Outra interpretação sugere que os artistas, por meio da influência de Drummond no gabinete ministerial, almejavam subverter o governo conservador por dentro dele mesmo, instrumentalizando-o em favor de um movimento até então vanguardista tanto quanto marginal.

O grande ícone desta relação foi o Palácio Capanema.

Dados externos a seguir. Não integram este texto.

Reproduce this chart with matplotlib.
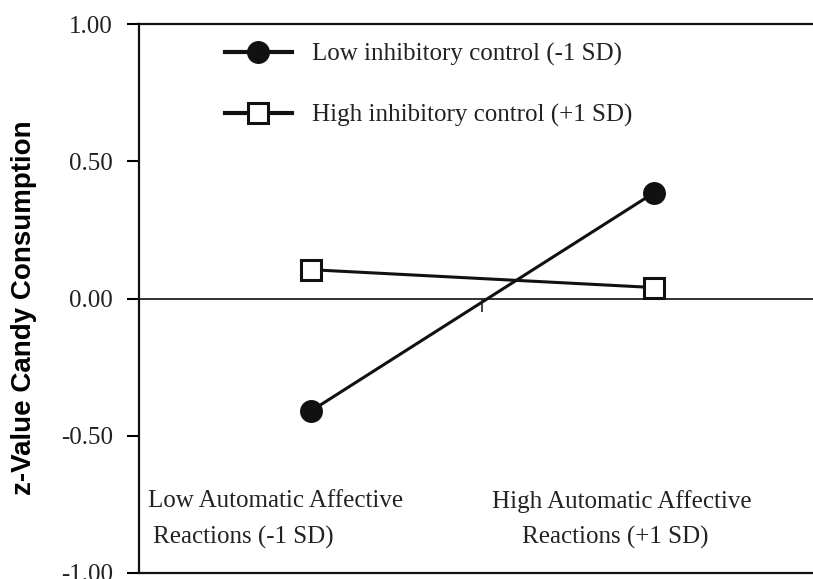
import matplotlib
matplotlib.use("Agg")
import matplotlib.pyplot as plt

# data
groups = [0, 1]  # low / high automatic affective reactions
low_ic = [-0.41, 0.385]
high_ic = [0.105, 0.04]
series_names = ["Low inhibitory control (-1 SD)", "High inhibitory control (+1 SD)"]
cat_line1 = ["Low Automatic Affective", "High Automatic Affective"]
cat_line2 = ["Reactions (-1 SD)", "Reactions (+1 SD)"]
yticks = [1.0, 0.5, 0.0, -0.5, -1.0]
ytick_labels = ["1.00", "0.50", "0.00", "-0.50", "-1.00"]

serif = "Liberation Serif"
ink = "#111111"
txt = "#222222"
fs = 18

fig = plt.figure(figsize=(8.13, 5.79), dpi=100)
ax = fig.add_axes([0.171, 0.0104, 0.829, 0.9481])

ax.plot(groups, low_ic, color=ink, lw=2.2, marker="o", ms=15.5,
        mfc=ink, mec=ink, label=series_names[0])
ax.plot(groups, high_ic, color=ink, lw=2.2, marker="s", ms=14.5,
        mfc="white", mec=ink, mew=2.2, label=series_names[1])

# zero line with a small tick between the groups
ax.axhline(0, color=txt, lw=1.3, zorder=1)
ax.plot([0.5], [0], marker=3, ms=9, color=txt, mew=1.2)

ax.set_xlim(-0.501, 1.464)
ax.set_ylim(-1.0, 1.0)
ax.set_yticks(yticks)
ax.set_yticklabels(ytick_labels, fontfamily=serif, fontsize=fs, color=txt)
ax.set_xticks([])
ax.tick_params(axis="y", direction="out", length=9, width=1.5, pad=10)

for s in ["left", "top", "bottom"]:
    ax.spines[s].set_linewidth(1.6)
    ax.spines[s].set_color(ink)
ax.spines["right"].set_visible(False)

ax.set_ylabel("z-Value Candy Consumption", fontfamily="Liberation Sans",
              fontweight="bold", fontsize=20)
ax.yaxis.set_label_coords(-0.152, 0.483)

# category labels inside the axes
ax.text(-0.102, -0.738, cat_line1[0], ha="center", va="center",
        fontfamily=serif, fontsize=fs, color=txt)
ax.text(-0.461, -0.87, cat_line2[0], ha="left", va="center",
        fontfamily=serif, fontsize=fs, color=txt)
ax.text(0.907, -0.738, cat_line1[1], ha="center", va="center",
        fontfamily=serif, fontsize=fs, color=txt)
ax.text(0.886, -0.87, cat_line2[1], ha="center", va="center",
        fontfamily=serif, fontsize=fs, color=txt)

leg = ax.legend(loc="upper left", bbox_to_anchor=(0.094, 1.006), frameon=False,
                handlelength=2.68, handletextpad=0.8, labelspacing=1.5,
                prop={"family": serif, "size": fs})
for t in leg.get_texts():
    t.set_color(txt)
for h in leg.legend_handles:
    h.set_linewidth(3.0)

fig.savefig("out.png", dpi=100)
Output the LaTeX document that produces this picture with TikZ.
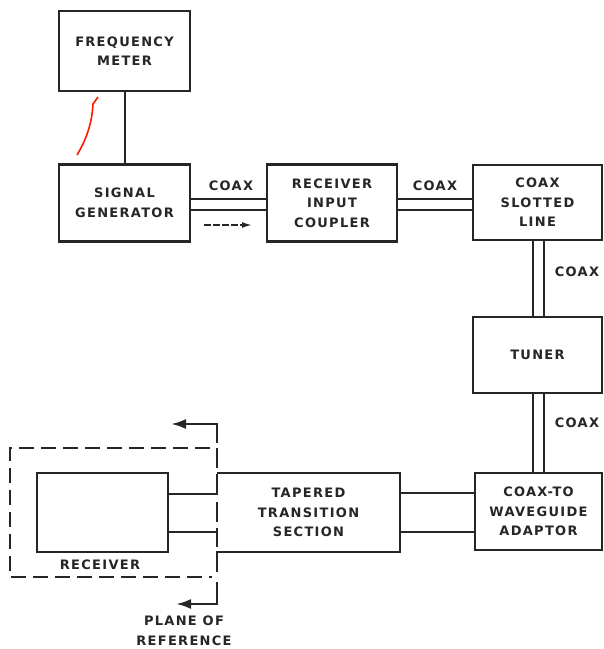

Para a construção da nova sede do MES, Capanema ignorou o resultado de um concurso público vencido por Archimedes Memória, diretor da Escola Nacional de Belas-Artes, ligado ao Partido Integralista. 

No lugar, contratou Lúcio Costa (1902-1998), que criaria um dos marcos da arquitetura moderna brasileira, sob consultoria de Le Corbusier (1887-1965) e junto a equipe em que sobressaia o então estagiário Oscar Niemeyer (1907-2012).

A escolha rendeu ao ministério de Capanema a acusação de incentivar um clã comunista sob a batuta de Drummond.

O edifício, quando pronto, recebeu mural de Portinari (1903-1962) e paisagismo de Roberto Burle-Marx (1909-1994).

O Palácio Capanema começou a ser construído em 1936, tendo sido concluído apenas em 1943, dois anos antes de Getúlio Vargas cair e, com ele, seu ministro.

Silvestre Cardoso escreve que Capanema se "adequava ao figurino das circunstâncias". E, na terceira e última parte do livro, descreve como o político mineiro seguiu sua carreira pública entre a constituinte de 1946 e o apoio ao golpe militar de 1964, sempre às voltas com o poder da vez. 

Escritor frustrado, perdeu a eleição para uma cadeira da Academia Brasileira de Letras em 1980, cinco anos antes de morrer. Entrou timidamente para a história como o motor da chamada "modernização conservadora" do Brasil.


Capanema
Autor Fábio Silvestre Cardoso
Editora Record (420 págs.)
Quanto R$ 64,90

Erramos: o texto foi alterado

O nome do autor do livro é Fábio Silvestre Cardoso, e não Silvério Barroso. O texto foi corrigido.